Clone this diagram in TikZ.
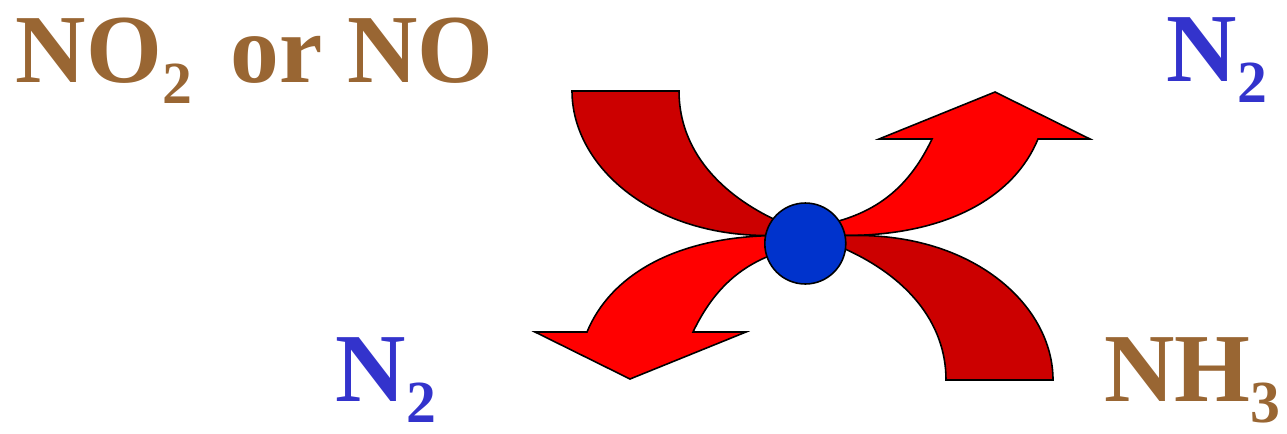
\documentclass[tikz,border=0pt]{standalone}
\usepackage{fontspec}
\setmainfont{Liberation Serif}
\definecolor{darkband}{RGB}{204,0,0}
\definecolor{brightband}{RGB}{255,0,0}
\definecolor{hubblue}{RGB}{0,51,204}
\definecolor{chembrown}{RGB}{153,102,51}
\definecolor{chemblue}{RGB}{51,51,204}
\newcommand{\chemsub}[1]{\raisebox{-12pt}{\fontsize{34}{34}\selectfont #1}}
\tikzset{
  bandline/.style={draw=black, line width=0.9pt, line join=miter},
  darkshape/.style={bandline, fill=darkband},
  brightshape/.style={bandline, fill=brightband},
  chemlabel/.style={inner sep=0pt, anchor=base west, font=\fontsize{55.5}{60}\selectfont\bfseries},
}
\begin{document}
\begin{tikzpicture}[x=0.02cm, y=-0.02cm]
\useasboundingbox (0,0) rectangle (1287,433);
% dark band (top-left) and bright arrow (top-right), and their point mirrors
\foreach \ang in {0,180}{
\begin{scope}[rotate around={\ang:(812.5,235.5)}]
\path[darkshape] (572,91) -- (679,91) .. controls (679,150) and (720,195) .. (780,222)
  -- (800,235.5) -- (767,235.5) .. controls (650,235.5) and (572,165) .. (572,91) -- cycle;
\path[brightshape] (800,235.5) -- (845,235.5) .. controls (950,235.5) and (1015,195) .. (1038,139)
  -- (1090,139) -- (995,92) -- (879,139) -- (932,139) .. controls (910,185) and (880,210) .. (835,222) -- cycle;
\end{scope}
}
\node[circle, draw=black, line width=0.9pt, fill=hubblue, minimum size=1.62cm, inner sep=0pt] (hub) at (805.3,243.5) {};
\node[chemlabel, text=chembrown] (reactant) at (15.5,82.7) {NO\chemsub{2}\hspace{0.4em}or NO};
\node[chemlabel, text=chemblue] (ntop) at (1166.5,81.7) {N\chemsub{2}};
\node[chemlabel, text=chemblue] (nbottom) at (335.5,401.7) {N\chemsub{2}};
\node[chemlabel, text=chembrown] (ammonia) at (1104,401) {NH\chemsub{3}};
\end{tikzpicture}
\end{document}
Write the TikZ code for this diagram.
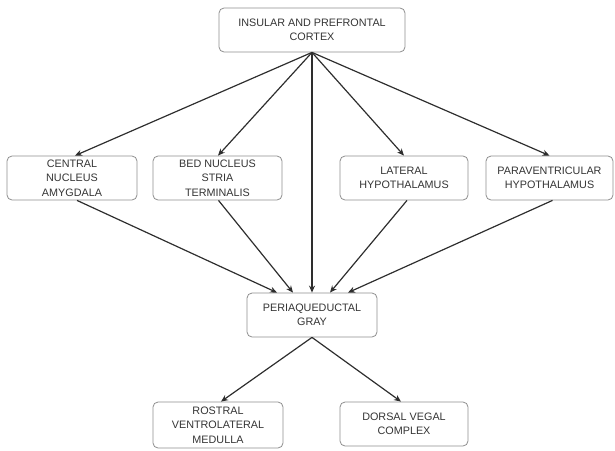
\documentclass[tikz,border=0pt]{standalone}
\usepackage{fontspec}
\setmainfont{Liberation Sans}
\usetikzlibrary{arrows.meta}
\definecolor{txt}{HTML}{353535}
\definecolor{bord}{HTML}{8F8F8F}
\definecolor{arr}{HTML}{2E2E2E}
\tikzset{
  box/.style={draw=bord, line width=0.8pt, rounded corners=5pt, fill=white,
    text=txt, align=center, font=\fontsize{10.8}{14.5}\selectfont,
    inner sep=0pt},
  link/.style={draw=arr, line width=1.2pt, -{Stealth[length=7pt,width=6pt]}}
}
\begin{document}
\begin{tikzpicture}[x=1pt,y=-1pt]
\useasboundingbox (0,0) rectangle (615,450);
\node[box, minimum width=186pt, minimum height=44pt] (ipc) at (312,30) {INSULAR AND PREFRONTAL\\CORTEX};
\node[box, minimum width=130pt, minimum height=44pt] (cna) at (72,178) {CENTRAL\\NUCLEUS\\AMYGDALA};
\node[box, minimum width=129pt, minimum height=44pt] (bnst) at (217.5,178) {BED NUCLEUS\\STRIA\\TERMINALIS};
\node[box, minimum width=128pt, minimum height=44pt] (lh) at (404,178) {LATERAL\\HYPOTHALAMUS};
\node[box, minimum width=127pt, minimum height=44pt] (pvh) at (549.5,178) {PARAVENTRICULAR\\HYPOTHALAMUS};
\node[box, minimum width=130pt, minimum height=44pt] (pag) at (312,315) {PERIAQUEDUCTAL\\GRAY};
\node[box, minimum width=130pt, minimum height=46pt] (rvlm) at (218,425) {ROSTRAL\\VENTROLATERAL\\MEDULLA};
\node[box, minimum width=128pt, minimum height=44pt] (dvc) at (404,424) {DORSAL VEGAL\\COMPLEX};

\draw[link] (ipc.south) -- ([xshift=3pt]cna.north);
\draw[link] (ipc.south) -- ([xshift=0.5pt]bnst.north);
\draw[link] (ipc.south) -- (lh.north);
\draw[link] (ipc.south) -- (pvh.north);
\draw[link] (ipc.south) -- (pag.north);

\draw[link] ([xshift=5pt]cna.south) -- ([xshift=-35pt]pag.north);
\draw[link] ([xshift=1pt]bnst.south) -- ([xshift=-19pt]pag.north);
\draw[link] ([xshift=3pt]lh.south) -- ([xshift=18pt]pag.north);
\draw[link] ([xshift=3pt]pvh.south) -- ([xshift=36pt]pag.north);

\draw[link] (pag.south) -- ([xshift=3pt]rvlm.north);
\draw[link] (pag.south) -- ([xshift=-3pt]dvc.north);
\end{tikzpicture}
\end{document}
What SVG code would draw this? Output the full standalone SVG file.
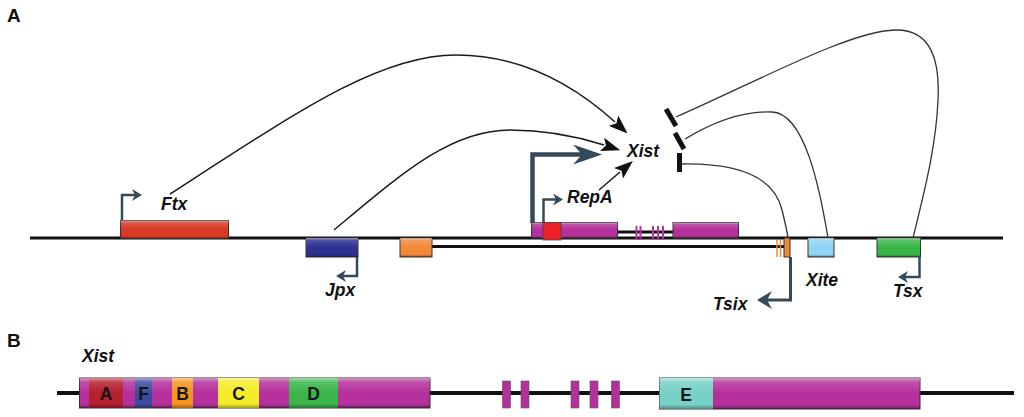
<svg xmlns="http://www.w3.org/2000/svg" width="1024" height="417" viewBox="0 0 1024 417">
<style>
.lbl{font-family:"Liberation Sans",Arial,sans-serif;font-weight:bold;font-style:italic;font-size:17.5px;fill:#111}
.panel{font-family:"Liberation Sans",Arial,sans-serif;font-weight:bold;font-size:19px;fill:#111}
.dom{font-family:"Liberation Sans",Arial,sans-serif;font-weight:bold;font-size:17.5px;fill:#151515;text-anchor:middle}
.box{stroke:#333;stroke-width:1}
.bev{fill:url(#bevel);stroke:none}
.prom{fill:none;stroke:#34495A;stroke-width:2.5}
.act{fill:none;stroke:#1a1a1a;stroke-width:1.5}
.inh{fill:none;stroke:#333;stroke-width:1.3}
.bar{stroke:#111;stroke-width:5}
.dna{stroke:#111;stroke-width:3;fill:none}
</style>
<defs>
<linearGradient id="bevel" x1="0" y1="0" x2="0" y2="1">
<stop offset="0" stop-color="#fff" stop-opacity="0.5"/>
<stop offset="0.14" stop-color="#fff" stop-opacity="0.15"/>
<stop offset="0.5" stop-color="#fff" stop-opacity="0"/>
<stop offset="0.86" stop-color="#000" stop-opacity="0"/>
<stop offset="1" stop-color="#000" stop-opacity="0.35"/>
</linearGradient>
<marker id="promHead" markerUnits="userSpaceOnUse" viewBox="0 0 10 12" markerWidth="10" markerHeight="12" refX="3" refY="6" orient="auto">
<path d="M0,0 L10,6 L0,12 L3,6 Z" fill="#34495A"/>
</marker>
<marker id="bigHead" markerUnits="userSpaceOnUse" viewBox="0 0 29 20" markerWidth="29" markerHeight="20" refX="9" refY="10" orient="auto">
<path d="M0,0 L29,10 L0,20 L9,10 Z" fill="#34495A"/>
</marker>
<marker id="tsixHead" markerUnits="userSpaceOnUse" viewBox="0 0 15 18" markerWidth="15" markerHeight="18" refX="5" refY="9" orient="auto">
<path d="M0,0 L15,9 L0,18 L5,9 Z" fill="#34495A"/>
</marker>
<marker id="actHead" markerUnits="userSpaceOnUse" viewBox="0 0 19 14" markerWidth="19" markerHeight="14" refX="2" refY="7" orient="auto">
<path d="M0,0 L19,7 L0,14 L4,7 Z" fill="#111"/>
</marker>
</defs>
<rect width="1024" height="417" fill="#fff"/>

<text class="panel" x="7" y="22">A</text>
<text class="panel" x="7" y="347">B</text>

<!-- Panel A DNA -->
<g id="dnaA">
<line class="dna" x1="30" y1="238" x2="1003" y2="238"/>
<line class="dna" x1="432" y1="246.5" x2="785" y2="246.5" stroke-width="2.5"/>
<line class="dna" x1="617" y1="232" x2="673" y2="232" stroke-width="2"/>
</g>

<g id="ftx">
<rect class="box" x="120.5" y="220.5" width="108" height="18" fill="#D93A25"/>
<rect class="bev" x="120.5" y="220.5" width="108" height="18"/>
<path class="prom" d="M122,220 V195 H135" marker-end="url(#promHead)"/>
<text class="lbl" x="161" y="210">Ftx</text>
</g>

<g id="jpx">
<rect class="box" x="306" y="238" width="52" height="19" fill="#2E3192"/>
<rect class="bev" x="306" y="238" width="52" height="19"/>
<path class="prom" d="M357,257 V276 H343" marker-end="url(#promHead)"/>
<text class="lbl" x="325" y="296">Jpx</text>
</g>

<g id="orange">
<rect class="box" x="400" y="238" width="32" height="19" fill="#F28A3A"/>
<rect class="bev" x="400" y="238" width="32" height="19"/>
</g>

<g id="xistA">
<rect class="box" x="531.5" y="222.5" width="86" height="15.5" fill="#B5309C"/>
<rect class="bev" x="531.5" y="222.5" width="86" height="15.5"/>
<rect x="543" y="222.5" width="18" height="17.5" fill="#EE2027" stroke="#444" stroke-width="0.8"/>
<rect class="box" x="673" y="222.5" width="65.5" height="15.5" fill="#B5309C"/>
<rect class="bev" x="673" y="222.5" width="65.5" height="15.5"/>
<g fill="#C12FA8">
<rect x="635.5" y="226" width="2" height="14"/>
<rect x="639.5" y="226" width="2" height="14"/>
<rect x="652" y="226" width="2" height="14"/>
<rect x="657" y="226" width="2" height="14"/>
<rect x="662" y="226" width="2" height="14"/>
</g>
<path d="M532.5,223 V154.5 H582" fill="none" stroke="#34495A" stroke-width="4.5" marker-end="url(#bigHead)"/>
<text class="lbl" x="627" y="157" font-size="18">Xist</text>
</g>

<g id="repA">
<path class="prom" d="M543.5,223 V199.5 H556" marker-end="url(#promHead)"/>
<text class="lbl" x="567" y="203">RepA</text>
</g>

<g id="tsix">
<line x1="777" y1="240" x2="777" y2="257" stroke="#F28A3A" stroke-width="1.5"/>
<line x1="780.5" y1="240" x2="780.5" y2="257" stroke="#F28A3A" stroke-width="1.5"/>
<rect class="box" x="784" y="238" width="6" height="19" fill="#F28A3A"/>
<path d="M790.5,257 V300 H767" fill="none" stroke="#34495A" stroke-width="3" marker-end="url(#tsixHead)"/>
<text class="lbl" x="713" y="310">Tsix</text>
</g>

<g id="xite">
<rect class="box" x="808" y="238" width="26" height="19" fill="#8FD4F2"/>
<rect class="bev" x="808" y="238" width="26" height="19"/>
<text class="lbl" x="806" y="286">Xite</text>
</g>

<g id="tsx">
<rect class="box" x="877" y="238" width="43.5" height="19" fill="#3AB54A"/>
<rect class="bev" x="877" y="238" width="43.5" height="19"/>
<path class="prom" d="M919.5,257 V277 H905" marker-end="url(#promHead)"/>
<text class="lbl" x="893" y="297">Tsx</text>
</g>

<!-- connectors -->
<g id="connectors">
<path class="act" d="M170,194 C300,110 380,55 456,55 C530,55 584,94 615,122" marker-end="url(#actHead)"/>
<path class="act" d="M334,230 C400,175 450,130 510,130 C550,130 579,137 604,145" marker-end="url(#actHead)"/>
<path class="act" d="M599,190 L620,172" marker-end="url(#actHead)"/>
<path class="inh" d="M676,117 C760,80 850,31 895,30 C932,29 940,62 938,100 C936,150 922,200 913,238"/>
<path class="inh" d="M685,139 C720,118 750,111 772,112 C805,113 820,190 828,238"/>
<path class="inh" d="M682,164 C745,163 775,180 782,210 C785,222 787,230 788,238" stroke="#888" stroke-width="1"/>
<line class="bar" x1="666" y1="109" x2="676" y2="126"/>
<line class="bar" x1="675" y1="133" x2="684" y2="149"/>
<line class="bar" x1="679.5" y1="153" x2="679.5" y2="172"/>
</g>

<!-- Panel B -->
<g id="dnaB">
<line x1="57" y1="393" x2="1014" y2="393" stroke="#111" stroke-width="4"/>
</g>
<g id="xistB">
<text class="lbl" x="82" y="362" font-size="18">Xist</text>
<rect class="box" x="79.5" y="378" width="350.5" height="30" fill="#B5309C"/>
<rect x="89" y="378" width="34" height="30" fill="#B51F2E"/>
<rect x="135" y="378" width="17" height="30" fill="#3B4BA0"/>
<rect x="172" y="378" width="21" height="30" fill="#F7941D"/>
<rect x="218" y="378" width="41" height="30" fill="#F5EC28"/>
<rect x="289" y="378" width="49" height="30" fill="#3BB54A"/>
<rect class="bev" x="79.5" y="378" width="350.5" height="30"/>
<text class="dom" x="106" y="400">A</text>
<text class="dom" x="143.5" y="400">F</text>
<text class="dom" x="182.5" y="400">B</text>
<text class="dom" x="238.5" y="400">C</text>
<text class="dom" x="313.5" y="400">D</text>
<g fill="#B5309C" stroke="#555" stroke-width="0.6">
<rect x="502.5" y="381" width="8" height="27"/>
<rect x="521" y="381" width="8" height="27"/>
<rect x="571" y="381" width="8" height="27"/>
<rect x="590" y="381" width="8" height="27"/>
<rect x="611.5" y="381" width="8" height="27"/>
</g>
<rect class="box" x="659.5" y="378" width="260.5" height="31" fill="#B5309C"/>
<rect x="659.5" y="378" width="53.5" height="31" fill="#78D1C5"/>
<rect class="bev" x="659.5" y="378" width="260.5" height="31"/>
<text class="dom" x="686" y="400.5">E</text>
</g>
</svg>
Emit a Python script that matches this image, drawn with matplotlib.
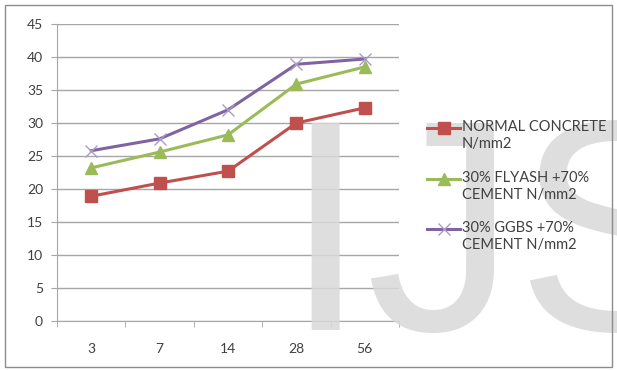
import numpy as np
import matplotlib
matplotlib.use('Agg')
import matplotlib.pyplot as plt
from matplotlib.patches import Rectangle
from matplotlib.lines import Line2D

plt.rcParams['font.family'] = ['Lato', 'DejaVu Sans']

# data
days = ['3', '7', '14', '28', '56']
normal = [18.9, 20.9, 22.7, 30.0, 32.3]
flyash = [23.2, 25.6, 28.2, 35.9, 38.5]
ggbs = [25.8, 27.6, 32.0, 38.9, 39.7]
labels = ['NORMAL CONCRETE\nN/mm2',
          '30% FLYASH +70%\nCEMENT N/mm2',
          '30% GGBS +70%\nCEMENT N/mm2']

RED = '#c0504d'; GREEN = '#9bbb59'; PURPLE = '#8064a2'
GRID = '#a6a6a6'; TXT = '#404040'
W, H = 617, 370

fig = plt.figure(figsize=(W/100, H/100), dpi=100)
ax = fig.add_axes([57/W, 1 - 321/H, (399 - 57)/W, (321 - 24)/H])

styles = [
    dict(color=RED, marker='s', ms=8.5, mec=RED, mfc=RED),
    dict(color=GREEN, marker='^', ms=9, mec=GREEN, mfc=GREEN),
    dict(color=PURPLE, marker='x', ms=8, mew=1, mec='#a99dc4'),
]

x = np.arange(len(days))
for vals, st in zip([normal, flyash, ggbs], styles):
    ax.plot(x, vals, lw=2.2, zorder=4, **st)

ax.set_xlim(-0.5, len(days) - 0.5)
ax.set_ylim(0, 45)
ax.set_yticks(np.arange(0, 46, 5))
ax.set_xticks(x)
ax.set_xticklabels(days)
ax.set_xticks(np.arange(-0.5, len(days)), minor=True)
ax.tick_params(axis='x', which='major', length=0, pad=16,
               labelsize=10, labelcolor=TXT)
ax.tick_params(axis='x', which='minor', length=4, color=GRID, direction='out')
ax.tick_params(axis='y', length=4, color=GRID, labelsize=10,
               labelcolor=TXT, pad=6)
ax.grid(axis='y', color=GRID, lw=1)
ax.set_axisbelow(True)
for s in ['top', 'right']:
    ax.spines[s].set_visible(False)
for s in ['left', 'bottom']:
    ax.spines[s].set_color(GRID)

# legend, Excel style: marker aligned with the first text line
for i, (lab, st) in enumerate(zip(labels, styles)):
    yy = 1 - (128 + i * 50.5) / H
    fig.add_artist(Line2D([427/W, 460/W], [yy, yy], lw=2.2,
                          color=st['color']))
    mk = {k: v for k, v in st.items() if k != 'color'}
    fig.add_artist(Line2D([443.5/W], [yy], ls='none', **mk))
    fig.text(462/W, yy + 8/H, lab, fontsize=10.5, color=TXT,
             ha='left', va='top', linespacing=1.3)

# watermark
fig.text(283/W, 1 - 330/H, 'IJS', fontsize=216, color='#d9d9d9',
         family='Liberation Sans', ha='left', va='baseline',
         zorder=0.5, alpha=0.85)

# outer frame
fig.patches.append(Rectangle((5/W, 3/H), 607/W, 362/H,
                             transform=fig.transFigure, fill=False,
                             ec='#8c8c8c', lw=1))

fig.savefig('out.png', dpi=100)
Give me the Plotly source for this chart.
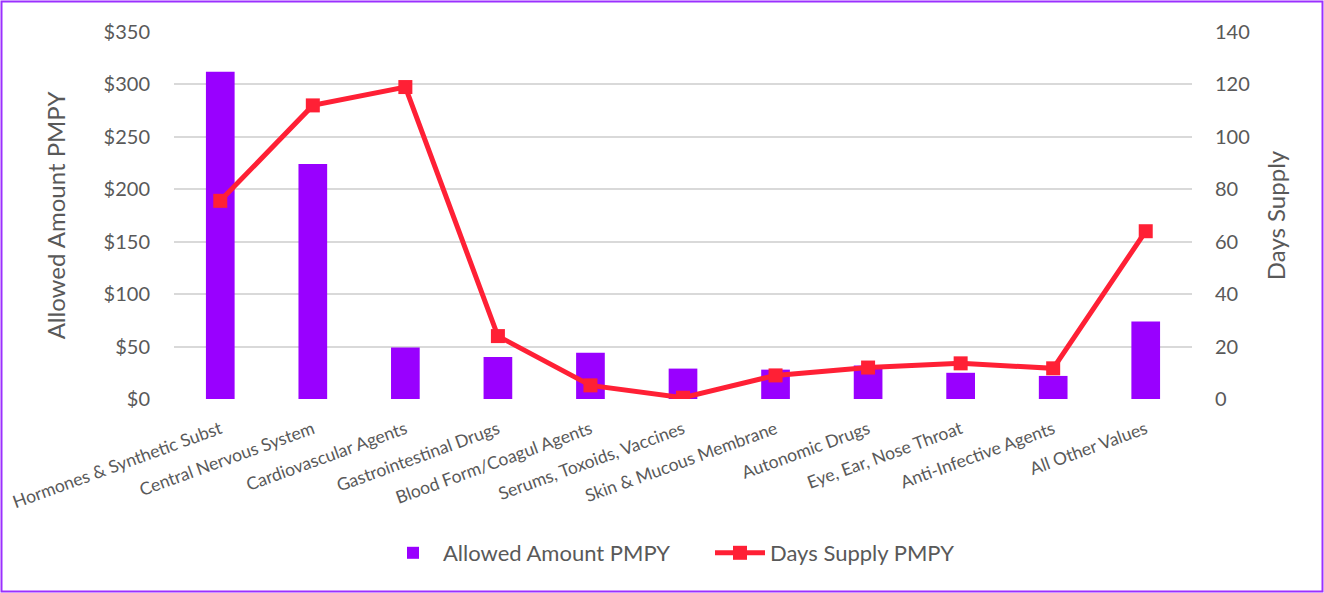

▶ Do this
Search the data above for the string "diagram" and copy each line that has it.

▶ Solution to this problem
Clone this diagram in TikZ.
Write the TikZ code for this diagram.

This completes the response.